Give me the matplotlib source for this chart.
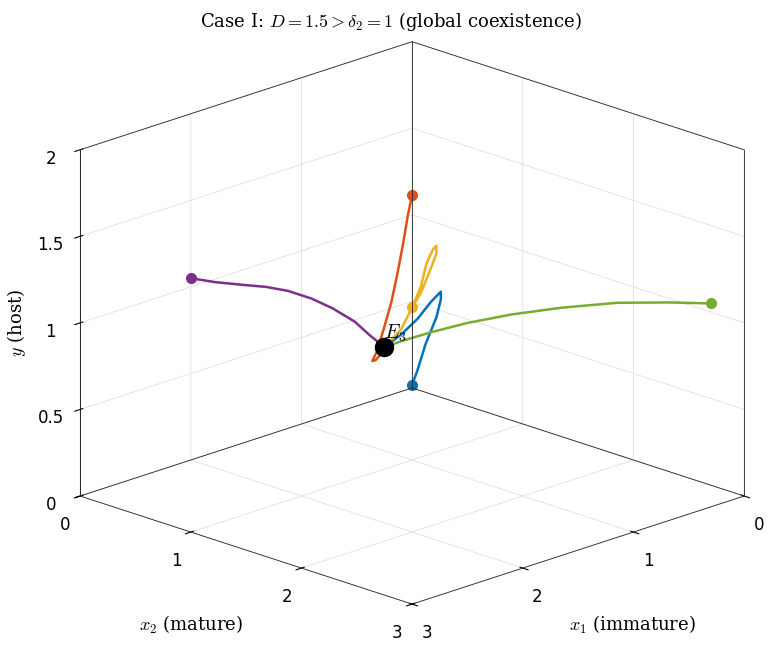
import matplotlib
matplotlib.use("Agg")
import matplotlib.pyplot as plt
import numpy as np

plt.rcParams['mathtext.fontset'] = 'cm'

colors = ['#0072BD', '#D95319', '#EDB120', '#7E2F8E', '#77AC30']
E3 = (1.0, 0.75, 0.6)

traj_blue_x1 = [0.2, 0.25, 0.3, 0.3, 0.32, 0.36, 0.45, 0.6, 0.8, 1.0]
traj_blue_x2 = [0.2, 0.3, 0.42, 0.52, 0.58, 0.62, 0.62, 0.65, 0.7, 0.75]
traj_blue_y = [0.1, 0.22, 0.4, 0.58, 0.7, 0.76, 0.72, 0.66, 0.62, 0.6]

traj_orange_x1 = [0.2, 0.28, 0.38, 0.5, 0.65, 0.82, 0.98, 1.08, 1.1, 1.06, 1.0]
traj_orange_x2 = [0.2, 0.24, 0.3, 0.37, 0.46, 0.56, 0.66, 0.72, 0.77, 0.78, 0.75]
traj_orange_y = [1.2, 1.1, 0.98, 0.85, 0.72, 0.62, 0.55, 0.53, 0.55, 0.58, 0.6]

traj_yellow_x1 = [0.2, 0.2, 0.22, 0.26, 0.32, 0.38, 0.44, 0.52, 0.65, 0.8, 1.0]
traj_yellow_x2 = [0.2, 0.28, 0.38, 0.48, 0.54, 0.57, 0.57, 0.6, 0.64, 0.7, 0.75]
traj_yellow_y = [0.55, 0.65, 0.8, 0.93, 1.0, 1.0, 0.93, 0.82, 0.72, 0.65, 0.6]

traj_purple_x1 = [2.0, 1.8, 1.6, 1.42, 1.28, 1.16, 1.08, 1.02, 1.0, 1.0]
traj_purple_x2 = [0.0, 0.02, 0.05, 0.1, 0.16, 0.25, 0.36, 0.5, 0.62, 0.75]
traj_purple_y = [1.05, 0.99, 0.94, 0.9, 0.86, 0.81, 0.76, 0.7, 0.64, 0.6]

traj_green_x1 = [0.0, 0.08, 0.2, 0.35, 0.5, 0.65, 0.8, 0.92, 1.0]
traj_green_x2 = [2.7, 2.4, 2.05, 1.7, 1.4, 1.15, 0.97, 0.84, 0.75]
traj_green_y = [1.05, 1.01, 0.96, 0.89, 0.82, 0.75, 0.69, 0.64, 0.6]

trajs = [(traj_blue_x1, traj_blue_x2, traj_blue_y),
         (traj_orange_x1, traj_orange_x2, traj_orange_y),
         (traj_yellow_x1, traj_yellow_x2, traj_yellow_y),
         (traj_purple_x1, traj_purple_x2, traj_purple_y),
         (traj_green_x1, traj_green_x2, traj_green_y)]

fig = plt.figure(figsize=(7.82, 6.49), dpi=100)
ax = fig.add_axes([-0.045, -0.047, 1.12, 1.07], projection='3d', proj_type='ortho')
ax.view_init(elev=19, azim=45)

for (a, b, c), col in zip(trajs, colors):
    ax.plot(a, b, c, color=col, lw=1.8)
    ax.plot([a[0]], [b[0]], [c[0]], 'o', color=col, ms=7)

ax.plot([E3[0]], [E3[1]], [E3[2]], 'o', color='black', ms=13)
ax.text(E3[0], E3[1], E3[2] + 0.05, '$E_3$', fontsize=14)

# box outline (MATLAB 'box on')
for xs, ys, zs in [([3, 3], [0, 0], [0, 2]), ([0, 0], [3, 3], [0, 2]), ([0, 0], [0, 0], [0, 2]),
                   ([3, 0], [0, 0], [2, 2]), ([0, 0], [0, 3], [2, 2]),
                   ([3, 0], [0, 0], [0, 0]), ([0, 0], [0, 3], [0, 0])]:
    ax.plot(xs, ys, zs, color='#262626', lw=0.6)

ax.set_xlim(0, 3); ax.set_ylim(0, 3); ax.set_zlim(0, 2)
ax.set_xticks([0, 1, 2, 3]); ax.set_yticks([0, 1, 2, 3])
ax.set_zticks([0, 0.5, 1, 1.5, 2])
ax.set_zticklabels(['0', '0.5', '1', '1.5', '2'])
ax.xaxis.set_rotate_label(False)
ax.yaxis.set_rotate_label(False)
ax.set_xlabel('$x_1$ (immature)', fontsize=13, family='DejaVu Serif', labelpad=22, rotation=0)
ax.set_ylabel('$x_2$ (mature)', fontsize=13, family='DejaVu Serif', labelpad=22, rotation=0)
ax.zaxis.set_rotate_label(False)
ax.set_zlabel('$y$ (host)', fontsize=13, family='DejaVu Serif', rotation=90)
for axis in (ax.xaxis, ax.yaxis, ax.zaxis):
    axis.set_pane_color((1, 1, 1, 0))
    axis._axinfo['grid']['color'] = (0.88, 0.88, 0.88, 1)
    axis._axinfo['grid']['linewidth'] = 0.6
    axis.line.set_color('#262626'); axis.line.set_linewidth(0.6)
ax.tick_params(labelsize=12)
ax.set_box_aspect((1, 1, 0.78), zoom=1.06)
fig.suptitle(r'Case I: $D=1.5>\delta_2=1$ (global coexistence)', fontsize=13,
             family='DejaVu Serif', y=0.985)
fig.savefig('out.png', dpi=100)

• _Task requirements_: Leave out any pictures and return exactly the lines from the beginning of the data through the line with "0.69, 0.64, 0.6]", inclusive.

• _Output below_:
Give me the matplotlib source for this chart.
import matplotlib
matplotlib.use("Agg")
import matplotlib.pyplot as plt
import numpy as np

plt.rcParams['mathtext.fontset'] = 'cm'

colors = ['#0072BD', '#D95319', '#EDB120', '#7E2F8E', '#77AC30']
E3 = (1.0, 0.75, 0.6)

traj_blue_x1 = [0.2, 0.25, 0.3, 0.3, 0.32, 0.36, 0.45, 0.6, 0.8, 1.0]
traj_blue_x2 = [0.2, 0.3, 0.42, 0.52, 0.58, 0.62, 0.62, 0.65, 0.7, 0.75]
traj_blue_y = [0.1, 0.22, 0.4, 0.58, 0.7, 0.76, 0.72, 0.66, 0.62, 0.6]

traj_orange_x1 = [0.2, 0.28, 0.38, 0.5, 0.65, 0.82, 0.98, 1.08, 1.1, 1.06, 1.0]
traj_orange_x2 = [0.2, 0.24, 0.3, 0.37, 0.46, 0.56, 0.66, 0.72, 0.77, 0.78, 0.75]
traj_orange_y = [1.2, 1.1, 0.98, 0.85, 0.72, 0.62, 0.55, 0.53, 0.55, 0.58, 0.6]

traj_yellow_x1 = [0.2, 0.2, 0.22, 0.26, 0.32, 0.38, 0.44, 0.52, 0.65, 0.8, 1.0]
traj_yellow_x2 = [0.2, 0.28, 0.38, 0.48, 0.54, 0.57, 0.57, 0.6, 0.64, 0.7, 0.75]
traj_yellow_y = [0.55, 0.65, 0.8, 0.93, 1.0, 1.0, 0.93, 0.82, 0.72, 0.65, 0.6]

traj_purple_x1 = [2.0, 1.8, 1.6, 1.42, 1.28, 1.16, 1.08, 1.02, 1.0, 1.0]
traj_purple_x2 = [0.0, 0.02, 0.05, 0.1, 0.16, 0.25, 0.36, 0.5, 0.62, 0.75]
traj_purple_y = [1.05, 0.99, 0.94, 0.9, 0.86, 0.81, 0.76, 0.7, 0.64, 0.6]

traj_green_x1 = [0.0, 0.08, 0.2, 0.35, 0.5, 0.65, 0.8, 0.92, 1.0]
traj_green_x2 = [2.7, 2.4, 2.05, 1.7, 1.4, 1.15, 0.97, 0.84, 0.75]
traj_green_y = [1.05, 1.01, 0.96, 0.89, 0.82, 0.75, 0.69, 0.64, 0.6]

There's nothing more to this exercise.